So much of life is automatic. There’s something to be said about just going through the motions. It greatly simplifies daily living when you don’t have to think through every next step. Sometimes it’s fine to do what you’ve always done, because it works to get what you’ve always gotten.

Like brushing your teeth, for example. Our little grandsons have an app that teaches them how to brush their teeth and times them while they brush. It’s interesting to see that process broken down into very small steps and to watch them carefully sequence through each one. Most of us don’t have to pay attention to the process of brushing our teeth.

Other automatic things are habits, like how you fold the towels or where an item “lives.” For almost 23 years since we moved into our current house, David and I have shared a small master bathroom with very limited counter space. For all of that time the toothpaste has lived in the right drawer, until I recently bought a brand that stands upright on its top.

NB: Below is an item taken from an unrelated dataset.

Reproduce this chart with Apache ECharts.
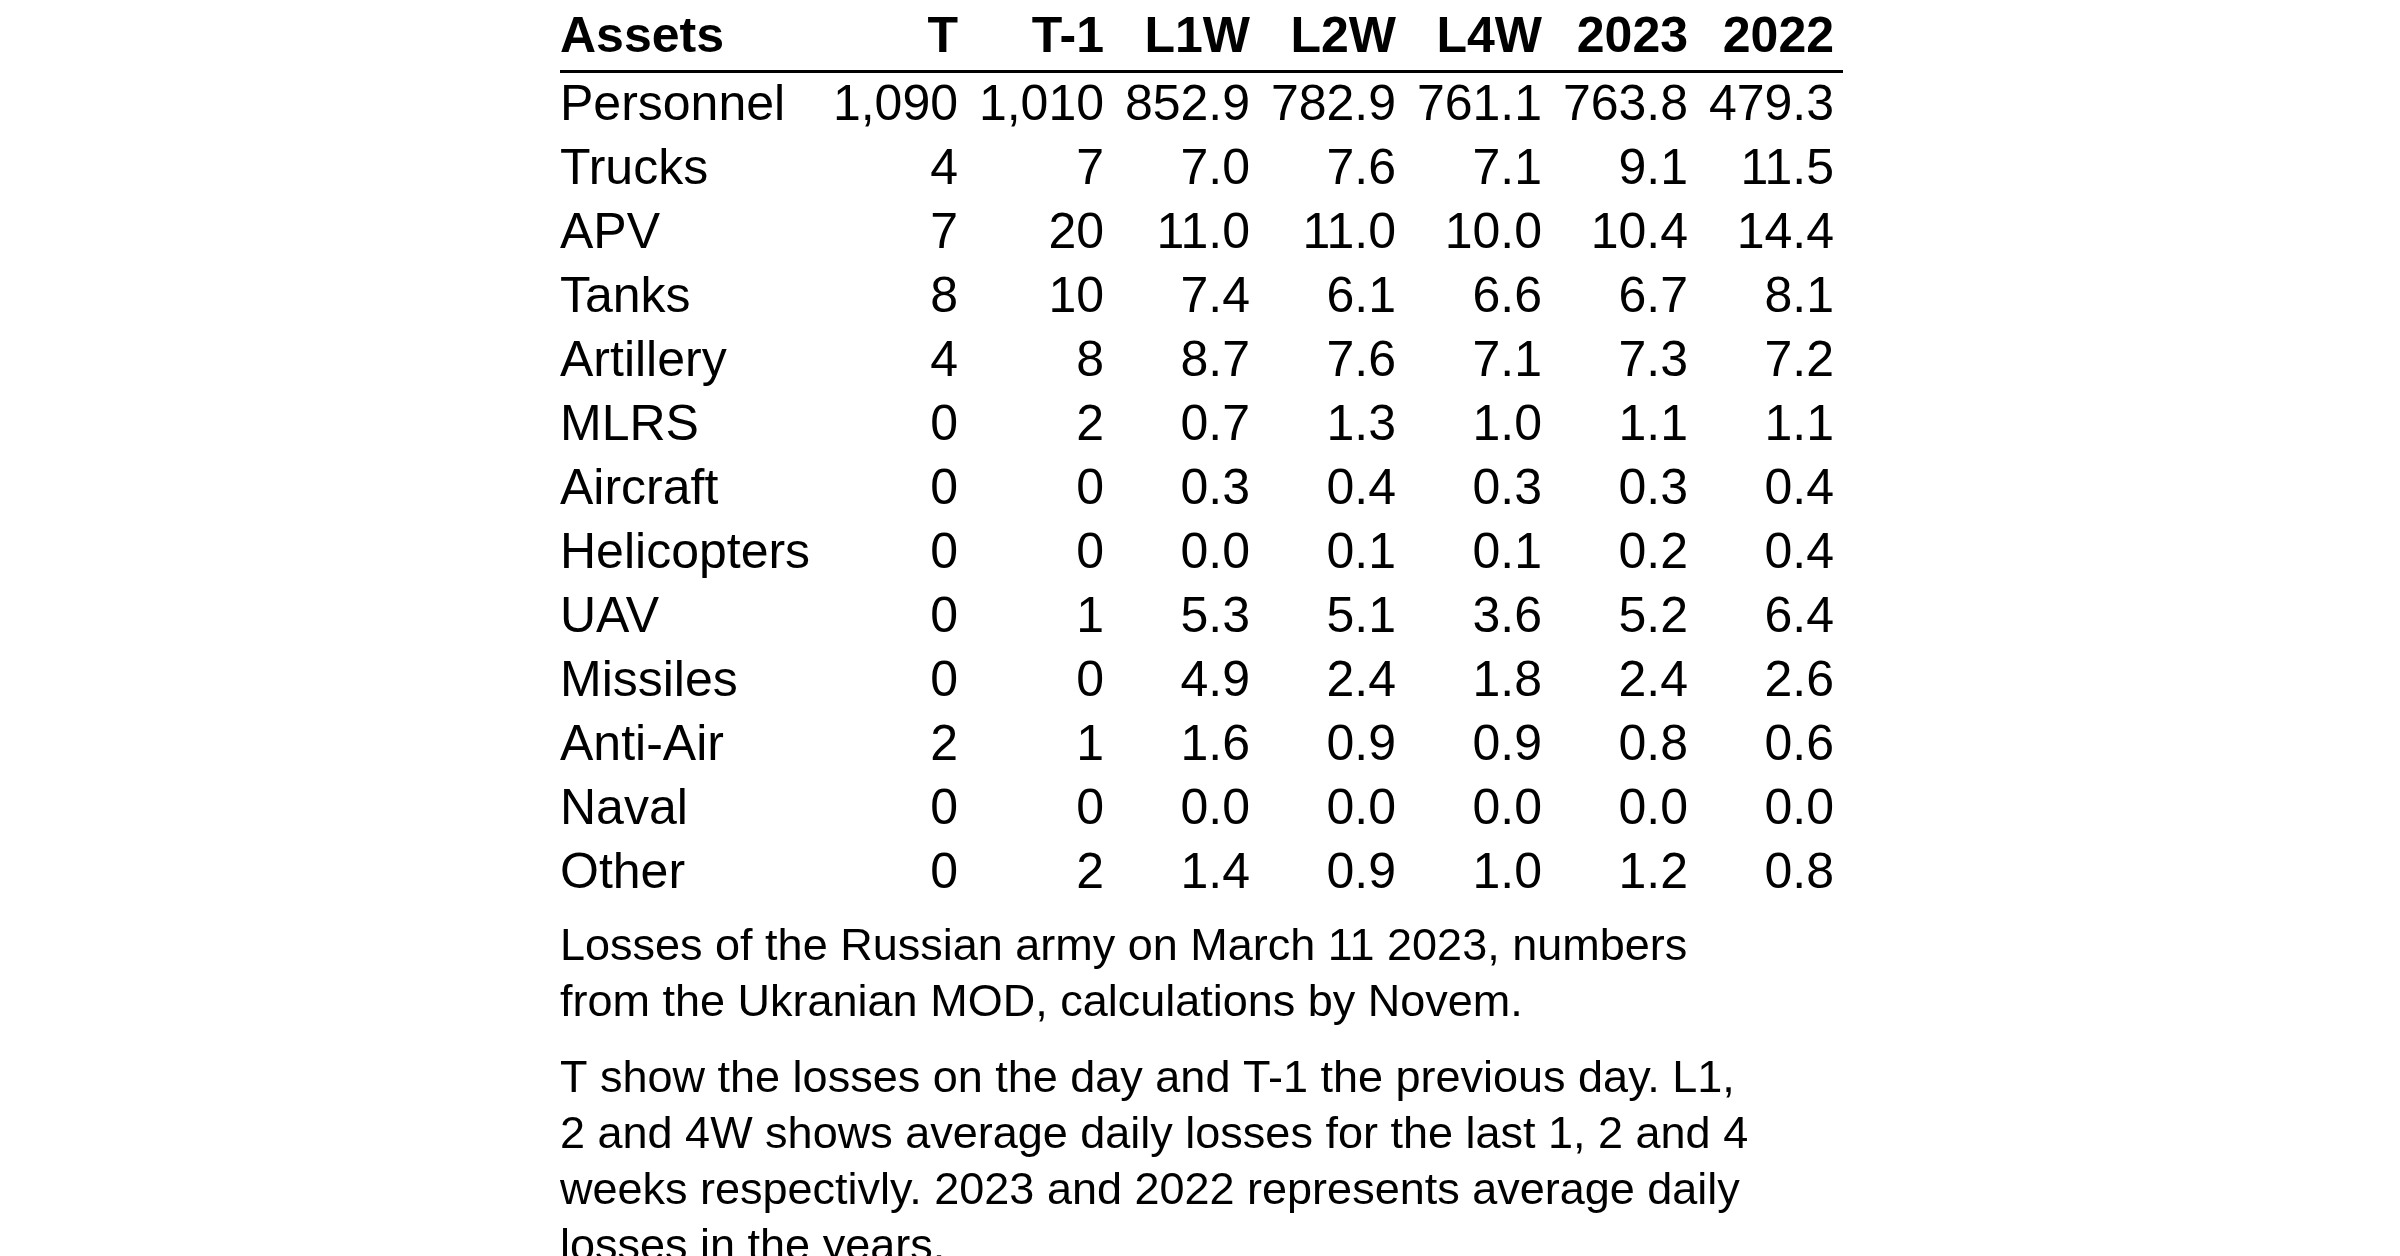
<!DOCTYPE html>
<html><head><meta charset="utf-8">
<script src="https://cdn.jsdelivr.net/npm/echarts@6/dist/echarts.min.js"></script>
<style>html,body{margin:0;background:#fff}#c{width:2400px;height:1256px}</style>
</head><body><div id="c"></div>
<script>
const columns = ['T', 'T-1', 'L1W', 'L2W', 'L4W', '2023', '2022'];
const assets = ['Personnel', 'Trucks', 'APV', 'Tanks', 'Artillery', 'MLRS', 'Aircraft',
  'Helicopters', 'UAV', 'Missiles', 'Anti-Air', 'Naval', 'Other'];
const values = [
  ['1,090', '1,010', '852.9', '782.9', '761.1', '763.8', '479.3'],
  ['4', '7', '7.0', '7.6', '7.1', '9.1', '11.5'],
  ['7', '20', '11.0', '11.0', '10.0', '10.4', '14.4'],
  ['8', '10', '7.4', '6.1', '6.6', '6.7', '8.1'],
  ['4', '8', '8.7', '7.6', '7.1', '7.3', '7.2'],
  ['0', '2', '0.7', '1.3', '1.0', '1.1', '1.1'],
  ['0', '0', '0.3', '0.4', '0.3', '0.3', '0.4'],
  ['0', '0', '0.0', '0.1', '0.1', '0.2', '0.4'],
  ['0', '1', '5.3', '5.1', '3.6', '5.2', '6.4'],
  ['0', '0', '4.9', '2.4', '1.8', '2.4', '2.6'],
  ['2', '1', '1.6', '0.9', '0.9', '0.8', '0.6'],
  ['0', '0', '0.0', '0.0', '0.0', '0.0', '0.0'],
  ['0', '2', '1.4', '0.9', '1.0', '1.2', '0.8']
];
const caption1 = ['Losses of the Russian army on March 11 2023, numbers',
  'from the Ukranian MOD, calculations by Novem.'];
const caption2 = ['T show the losses on the day and T-1 the previous day. L1,',
  '2 and 4W shows average daily losses for the last 1, 2 and 4',
  'weeks respectivly. 2023 and 2022 represents average daily',
  'losses in the years.'];

const font = 'Liberation Sans, Arial, sans-serif';
const HEADER_ROW = -1.06;

// cells: [col, row, text, kind]  col 0 = name column, 1..7 numbers
const cells = [[0, HEADER_ROW, 'Assets', 'h']];
columns.forEach((c, i) => cells.push([i + 1, HEADER_ROW, c, 'h']));
assets.forEach((a, r) => {
  cells.push([0, r, a, 'b']);
  values[r].forEach((v, i) => cells.push([i + 1, r, v, 'b']));
});

const chart = echarts.init(document.getElementById('c'));
const capText = (lines, top) => lines.map((t, i) => ({
  type: 'text', left: 560, top: top + i * 56,
  style: { text: t, font: '45px ' + font, fill: '#000' }
}));

chart.setOption({
  animation: false,
  backgroundColor: '#fff',
  grid: { left: 812, right: 566, top: 106, bottom: 382 },
  xAxis: { type: 'value', min: 0, max: 7, show: false },
  yAxis: { type: 'value', min: 0, max: 12, inverse: true, show: false },
  series: [{
    type: 'custom',
    data: cells,
    renderItem: (params, api) => {
      const col = api.value(0), p = api.coord([col, api.value(1)]);
      const d = cells[params.dataIndex];
      const bold = d[3] === 'h';
      return {
        type: 'text',
        x: col === 0 ? 560 : p[0], y: p[1],
        style: {
          text: d[2], fill: '#000',
          font: (bold ? 'bold ' : '') + '50px ' + font,
          align: col === 0 ? 'left' : 'right', verticalAlign: 'middle'
        }
      };
    }
  }],
  graphic: [
    { type: 'rect', shape: { x: 560, y: 70, width: 1283, height: 3 }, style: { fill: '#000' } },
    ...capText(caption1, 925),
    ...capText(caption2, 1057)
  ]
});
</script></body></html>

When I got it home I discovered the bigger tube won’t easily fit into the small drawer, so now my toothpaste is on the counter to the left of the sink.

It’s been almost a month since I made this small change in my routine, and every time I’m surprised when I automatically open the right-hand drawer when I reach for my toothpaste. (Yes, still.) The brain and the power of muscle memory are fascinating.

Some ingrained behaviors are much less benign. And too often the problematic things are as intractably automatic as reaching in the wrong place for the toothpaste. Instead of consciously, thoughtfully responding to a situation, I’m prone to reacting instinctively. Unfortunately, my mindless reactions are largely driven by trauma that happened half a century ago, and my limbic brain spontaneously matches the current situation with an over-the-top reaction that might have been necessary in the past.

People fail to respond helpfully when I’m trying to navigate a complicated and confusing situation? “No one will help me and I have to figure it out by myself!” my brain screams. I’m feeling overwhelmed with what I think lies ahead? “You don’t have what it takes,” says my you-can’t-ask-for-help young self. Life feels chaotic? “You better control as much as you can!” shrieks my anxious amygdala.

Although I’m often convinced I am terminally unique, my clinical training and observation of life (and years in a 12 Step program) assures me I’m not alone in these reactions. I hate to be the bearer of bad news, but you do it, too.

Someone shares an opinion you strongly disagree with? “I don’t want to talk to you anymore” (or read what you write). Your partner speaks with intensity? “You’re raging at me [just like my dad or whoever]. A tough situation is staring you in the face? “I’m not going to deal with this and am zoning out now.” Feeling angry? You get aggressive. Lonely or afraid? You act out in some way.

The good news is that you don’t have to stay captive to your automatic brain. When you become aware that reaching for the toothpaste only connects you with an old solution that no longer works, you can learn a different response.

Stop, breathe and move around to disengage your automatic brain responses. Reach out to safe people who have learned a better way. Try going vertical, which means asking God for help. If you keep practicing a different response, your automatic brain will create new pathways that lead to better solutions.

It’s one of the ways you become a “new creation” as scripture promises (2 Cor. 5:17) where the “old has passed away and all things have become new.”